═════ Supplied entries ═════

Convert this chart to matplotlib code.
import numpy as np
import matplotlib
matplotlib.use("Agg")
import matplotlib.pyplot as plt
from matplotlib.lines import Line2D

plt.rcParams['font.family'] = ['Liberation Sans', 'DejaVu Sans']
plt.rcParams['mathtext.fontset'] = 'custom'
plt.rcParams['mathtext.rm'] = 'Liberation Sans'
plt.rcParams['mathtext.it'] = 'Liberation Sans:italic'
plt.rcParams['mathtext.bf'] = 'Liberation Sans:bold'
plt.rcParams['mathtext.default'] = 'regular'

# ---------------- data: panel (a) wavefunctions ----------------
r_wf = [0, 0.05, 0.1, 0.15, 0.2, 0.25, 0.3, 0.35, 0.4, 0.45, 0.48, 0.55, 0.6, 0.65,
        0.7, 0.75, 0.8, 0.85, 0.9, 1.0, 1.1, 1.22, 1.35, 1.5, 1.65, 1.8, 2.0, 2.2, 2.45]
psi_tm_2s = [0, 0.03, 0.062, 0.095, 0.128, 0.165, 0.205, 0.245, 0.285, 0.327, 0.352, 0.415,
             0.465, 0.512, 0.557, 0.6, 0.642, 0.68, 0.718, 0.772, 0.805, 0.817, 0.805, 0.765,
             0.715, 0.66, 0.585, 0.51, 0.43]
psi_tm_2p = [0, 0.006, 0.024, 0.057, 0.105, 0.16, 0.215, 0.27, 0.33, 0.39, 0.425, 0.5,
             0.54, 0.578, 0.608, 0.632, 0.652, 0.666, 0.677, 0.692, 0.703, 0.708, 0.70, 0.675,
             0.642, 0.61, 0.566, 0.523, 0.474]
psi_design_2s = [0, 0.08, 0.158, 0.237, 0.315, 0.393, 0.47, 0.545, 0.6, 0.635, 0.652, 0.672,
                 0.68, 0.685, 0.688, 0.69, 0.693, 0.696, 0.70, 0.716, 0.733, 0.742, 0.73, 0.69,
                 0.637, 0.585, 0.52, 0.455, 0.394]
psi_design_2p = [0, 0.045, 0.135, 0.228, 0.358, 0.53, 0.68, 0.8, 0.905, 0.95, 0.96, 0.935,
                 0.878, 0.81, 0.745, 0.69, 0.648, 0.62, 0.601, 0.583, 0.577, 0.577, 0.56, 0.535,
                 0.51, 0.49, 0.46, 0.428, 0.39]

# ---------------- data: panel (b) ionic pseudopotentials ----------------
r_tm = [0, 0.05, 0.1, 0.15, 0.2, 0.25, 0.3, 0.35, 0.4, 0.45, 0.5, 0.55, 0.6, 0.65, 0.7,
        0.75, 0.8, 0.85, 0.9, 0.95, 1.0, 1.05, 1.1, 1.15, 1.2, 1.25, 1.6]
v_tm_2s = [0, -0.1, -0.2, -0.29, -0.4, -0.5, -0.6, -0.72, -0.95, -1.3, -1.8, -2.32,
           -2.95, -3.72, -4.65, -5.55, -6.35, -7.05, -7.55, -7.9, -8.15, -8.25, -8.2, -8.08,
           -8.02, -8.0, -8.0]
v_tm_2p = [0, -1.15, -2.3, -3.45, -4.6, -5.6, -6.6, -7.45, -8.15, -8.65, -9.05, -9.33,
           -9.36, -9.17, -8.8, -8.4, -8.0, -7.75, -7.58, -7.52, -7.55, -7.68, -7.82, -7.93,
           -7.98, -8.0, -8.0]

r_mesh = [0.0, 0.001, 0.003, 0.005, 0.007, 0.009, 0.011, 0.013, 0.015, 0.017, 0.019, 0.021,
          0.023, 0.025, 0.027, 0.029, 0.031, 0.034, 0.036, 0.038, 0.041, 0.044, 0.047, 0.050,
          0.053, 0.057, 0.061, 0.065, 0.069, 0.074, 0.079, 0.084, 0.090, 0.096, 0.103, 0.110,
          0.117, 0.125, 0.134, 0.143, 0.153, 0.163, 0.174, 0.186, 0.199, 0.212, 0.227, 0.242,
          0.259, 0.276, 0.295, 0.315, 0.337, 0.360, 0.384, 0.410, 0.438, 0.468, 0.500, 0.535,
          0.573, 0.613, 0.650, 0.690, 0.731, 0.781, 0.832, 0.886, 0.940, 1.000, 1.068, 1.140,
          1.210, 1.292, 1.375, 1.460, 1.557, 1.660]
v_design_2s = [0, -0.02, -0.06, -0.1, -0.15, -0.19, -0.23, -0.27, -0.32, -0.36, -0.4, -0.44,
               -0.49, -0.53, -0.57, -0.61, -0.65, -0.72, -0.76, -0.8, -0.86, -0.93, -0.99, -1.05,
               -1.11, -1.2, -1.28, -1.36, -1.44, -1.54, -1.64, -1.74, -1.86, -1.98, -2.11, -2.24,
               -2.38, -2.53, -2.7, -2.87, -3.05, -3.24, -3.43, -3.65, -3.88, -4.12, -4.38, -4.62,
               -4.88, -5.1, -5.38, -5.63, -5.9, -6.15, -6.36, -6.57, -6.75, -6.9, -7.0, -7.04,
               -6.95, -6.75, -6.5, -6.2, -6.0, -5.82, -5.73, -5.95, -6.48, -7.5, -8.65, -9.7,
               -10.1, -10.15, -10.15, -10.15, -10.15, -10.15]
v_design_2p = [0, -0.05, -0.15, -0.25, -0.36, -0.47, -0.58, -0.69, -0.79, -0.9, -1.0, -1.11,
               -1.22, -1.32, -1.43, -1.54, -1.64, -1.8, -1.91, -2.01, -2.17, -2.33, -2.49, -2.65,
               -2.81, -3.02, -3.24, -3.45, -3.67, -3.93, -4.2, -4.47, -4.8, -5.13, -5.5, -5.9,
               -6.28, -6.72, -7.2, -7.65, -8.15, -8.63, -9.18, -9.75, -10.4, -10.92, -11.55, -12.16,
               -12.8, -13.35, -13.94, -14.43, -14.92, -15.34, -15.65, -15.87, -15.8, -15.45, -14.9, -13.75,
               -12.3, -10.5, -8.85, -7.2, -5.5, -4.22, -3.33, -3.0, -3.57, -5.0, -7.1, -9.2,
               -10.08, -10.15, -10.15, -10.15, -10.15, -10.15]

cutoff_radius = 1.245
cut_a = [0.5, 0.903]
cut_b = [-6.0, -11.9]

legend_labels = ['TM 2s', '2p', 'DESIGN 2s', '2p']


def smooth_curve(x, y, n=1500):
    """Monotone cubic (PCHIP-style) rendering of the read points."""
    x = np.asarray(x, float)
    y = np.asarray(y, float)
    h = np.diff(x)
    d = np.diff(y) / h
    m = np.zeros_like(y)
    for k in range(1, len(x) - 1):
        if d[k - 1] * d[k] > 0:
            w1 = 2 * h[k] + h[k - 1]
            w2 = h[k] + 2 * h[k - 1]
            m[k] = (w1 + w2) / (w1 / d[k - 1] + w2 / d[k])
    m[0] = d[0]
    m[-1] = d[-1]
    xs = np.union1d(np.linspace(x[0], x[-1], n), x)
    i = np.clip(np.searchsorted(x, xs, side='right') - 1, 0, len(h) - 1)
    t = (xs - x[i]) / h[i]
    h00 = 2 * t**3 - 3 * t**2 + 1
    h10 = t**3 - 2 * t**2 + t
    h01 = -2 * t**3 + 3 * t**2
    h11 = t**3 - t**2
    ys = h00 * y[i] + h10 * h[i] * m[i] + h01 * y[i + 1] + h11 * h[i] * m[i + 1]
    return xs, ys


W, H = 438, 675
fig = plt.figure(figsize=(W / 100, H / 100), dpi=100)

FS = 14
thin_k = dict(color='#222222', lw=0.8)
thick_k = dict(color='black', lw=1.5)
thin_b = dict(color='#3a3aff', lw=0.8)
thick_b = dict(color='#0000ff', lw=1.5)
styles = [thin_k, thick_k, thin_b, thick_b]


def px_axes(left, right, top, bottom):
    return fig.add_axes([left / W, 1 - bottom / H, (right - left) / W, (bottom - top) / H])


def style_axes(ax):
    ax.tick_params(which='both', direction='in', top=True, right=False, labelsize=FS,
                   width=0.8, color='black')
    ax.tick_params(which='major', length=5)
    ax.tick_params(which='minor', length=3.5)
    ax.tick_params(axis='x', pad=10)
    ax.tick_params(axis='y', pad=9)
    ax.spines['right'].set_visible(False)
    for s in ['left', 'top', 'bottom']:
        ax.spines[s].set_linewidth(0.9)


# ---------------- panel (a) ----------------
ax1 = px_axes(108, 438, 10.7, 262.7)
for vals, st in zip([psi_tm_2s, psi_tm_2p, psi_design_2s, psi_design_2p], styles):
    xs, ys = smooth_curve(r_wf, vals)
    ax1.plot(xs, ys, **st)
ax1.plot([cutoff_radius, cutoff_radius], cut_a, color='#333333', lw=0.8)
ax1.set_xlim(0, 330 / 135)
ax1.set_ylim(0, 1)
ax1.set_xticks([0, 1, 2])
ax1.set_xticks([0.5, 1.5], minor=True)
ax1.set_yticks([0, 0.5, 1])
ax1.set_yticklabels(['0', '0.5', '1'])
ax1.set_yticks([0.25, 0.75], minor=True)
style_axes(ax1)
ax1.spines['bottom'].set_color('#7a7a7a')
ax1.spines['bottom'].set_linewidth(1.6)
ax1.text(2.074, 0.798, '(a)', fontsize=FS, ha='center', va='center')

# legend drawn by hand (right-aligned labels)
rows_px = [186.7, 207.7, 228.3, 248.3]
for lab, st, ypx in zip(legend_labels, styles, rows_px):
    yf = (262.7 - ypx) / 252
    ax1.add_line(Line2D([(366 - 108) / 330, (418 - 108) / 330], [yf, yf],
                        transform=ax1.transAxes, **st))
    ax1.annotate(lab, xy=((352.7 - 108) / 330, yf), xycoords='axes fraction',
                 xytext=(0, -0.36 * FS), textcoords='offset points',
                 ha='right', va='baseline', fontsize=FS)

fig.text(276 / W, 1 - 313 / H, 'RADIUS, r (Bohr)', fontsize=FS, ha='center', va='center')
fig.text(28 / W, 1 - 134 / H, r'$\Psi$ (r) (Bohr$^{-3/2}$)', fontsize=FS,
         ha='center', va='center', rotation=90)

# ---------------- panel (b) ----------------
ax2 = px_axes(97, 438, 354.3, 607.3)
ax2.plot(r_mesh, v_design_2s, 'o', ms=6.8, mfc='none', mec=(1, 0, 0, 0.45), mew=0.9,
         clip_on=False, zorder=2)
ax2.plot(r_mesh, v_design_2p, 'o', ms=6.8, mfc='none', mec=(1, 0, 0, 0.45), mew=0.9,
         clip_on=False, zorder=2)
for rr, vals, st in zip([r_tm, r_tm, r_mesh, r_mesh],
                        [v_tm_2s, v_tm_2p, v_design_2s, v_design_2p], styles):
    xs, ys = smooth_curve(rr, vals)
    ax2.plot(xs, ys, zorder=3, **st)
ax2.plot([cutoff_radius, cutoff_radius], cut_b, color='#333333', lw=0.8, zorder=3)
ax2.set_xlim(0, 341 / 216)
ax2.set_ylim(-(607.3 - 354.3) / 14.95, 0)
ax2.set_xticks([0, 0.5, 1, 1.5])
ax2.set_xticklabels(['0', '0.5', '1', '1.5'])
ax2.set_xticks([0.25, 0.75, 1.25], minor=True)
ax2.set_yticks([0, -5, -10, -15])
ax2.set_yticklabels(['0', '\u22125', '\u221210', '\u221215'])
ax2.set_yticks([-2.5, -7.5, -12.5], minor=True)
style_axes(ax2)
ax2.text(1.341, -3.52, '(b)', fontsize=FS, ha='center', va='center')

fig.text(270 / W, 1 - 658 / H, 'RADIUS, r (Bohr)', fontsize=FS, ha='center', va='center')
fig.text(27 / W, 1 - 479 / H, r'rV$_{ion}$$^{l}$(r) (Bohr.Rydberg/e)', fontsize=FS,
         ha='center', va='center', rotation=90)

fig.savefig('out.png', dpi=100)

═════
═════ Supplied entries ═════

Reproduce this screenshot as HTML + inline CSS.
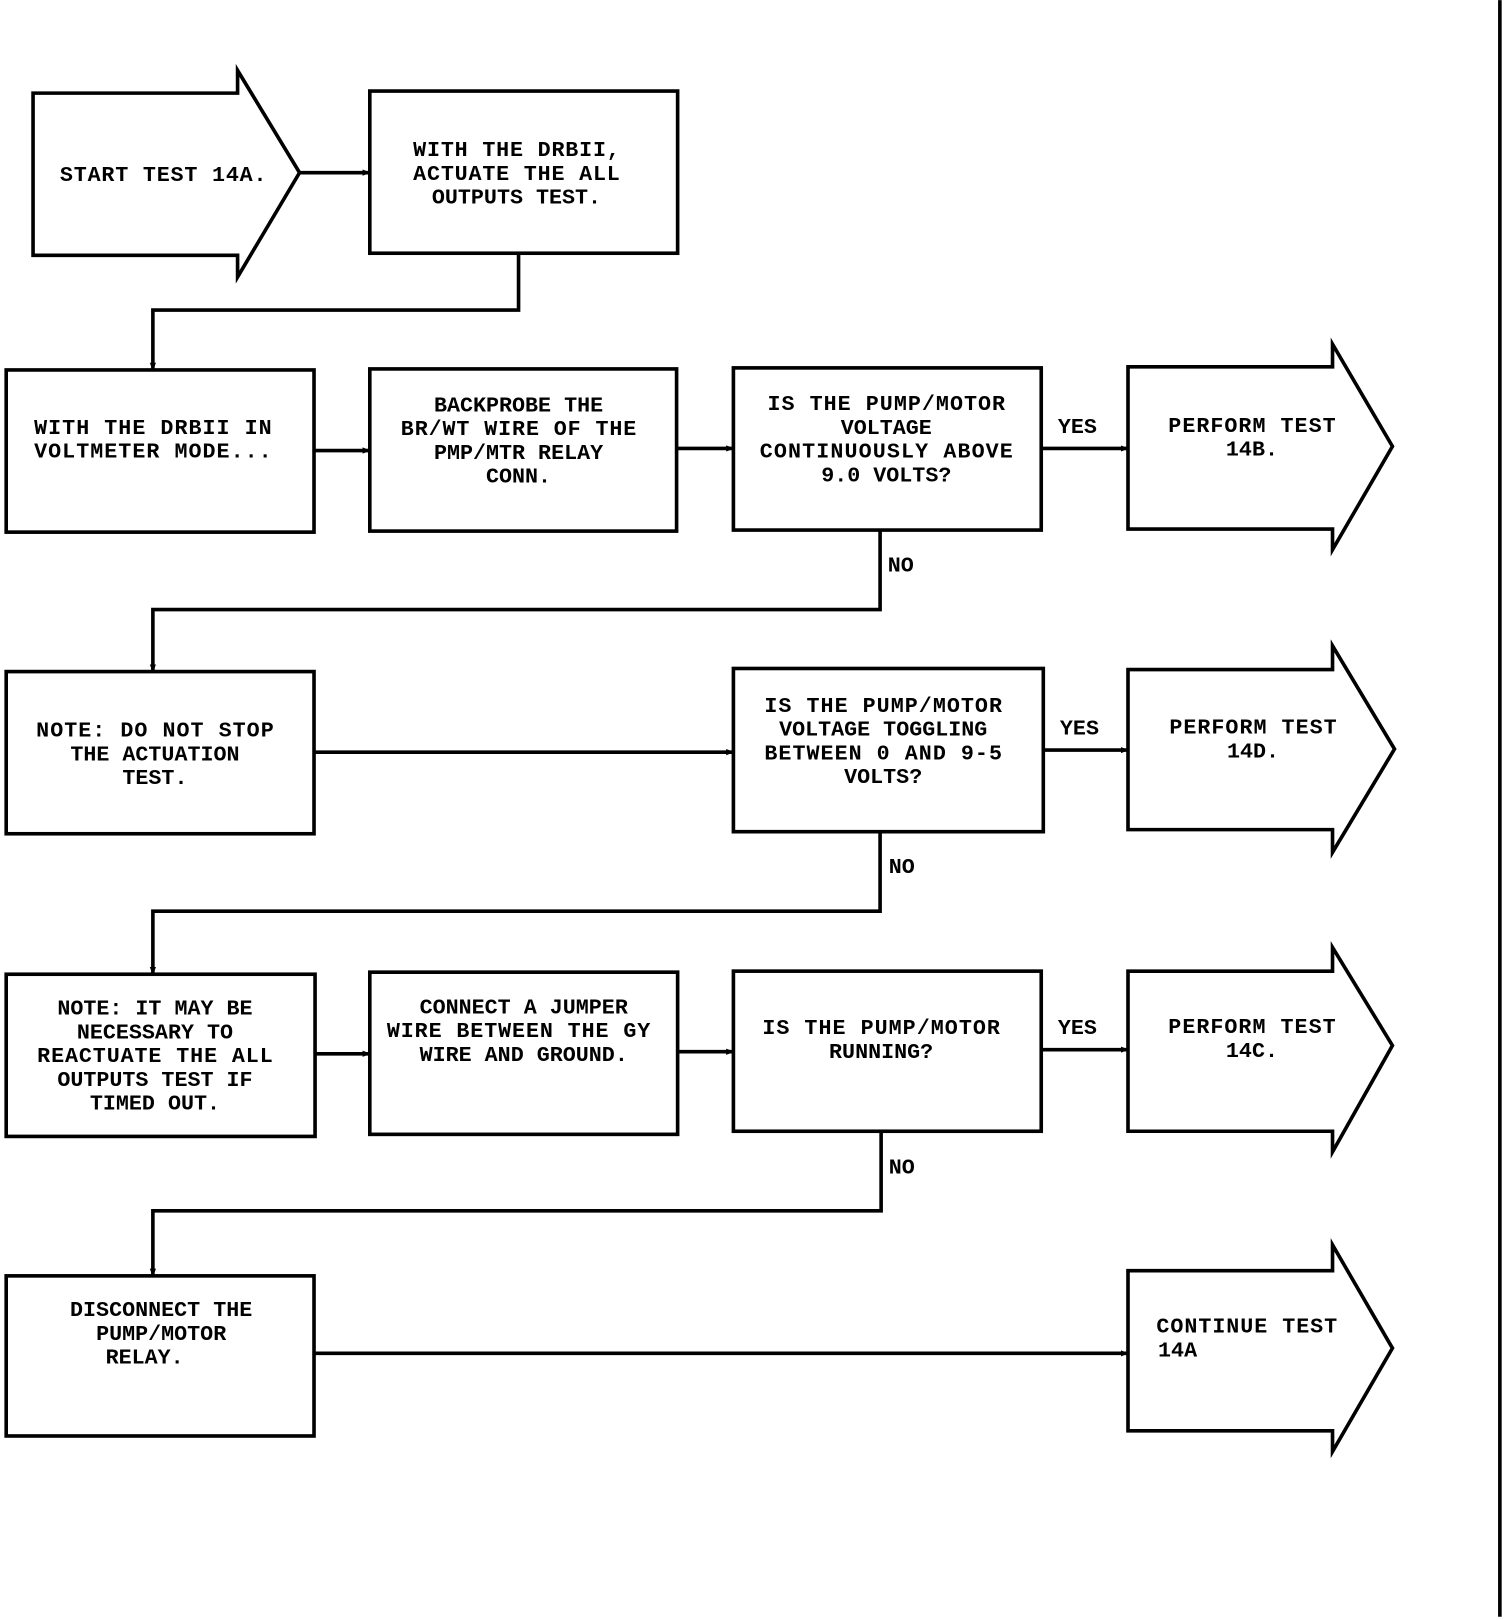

═════

■ **Problem requirements**:
Quote the lines that begin at the line containing "Convert this chart to matplotlib code." and end at the line containing "plt.rcParams['mathtext.default'] = 'regular'", keeping both of those lines.

■ **Answer to this problem**:
Convert this chart to matplotlib code.
import numpy as np
import matplotlib
matplotlib.use("Agg")
import matplotlib.pyplot as plt
from matplotlib.lines import Line2D

plt.rcParams['font.family'] = ['Liberation Sans', 'DejaVu Sans']
plt.rcParams['mathtext.fontset'] = 'custom'
plt.rcParams['mathtext.rm'] = 'Liberation Sans'
plt.rcParams['mathtext.it'] = 'Liberation Sans:italic'
plt.rcParams['mathtext.bf'] = 'Liberation Sans:bold'
plt.rcParams['mathtext.default'] = 'regular'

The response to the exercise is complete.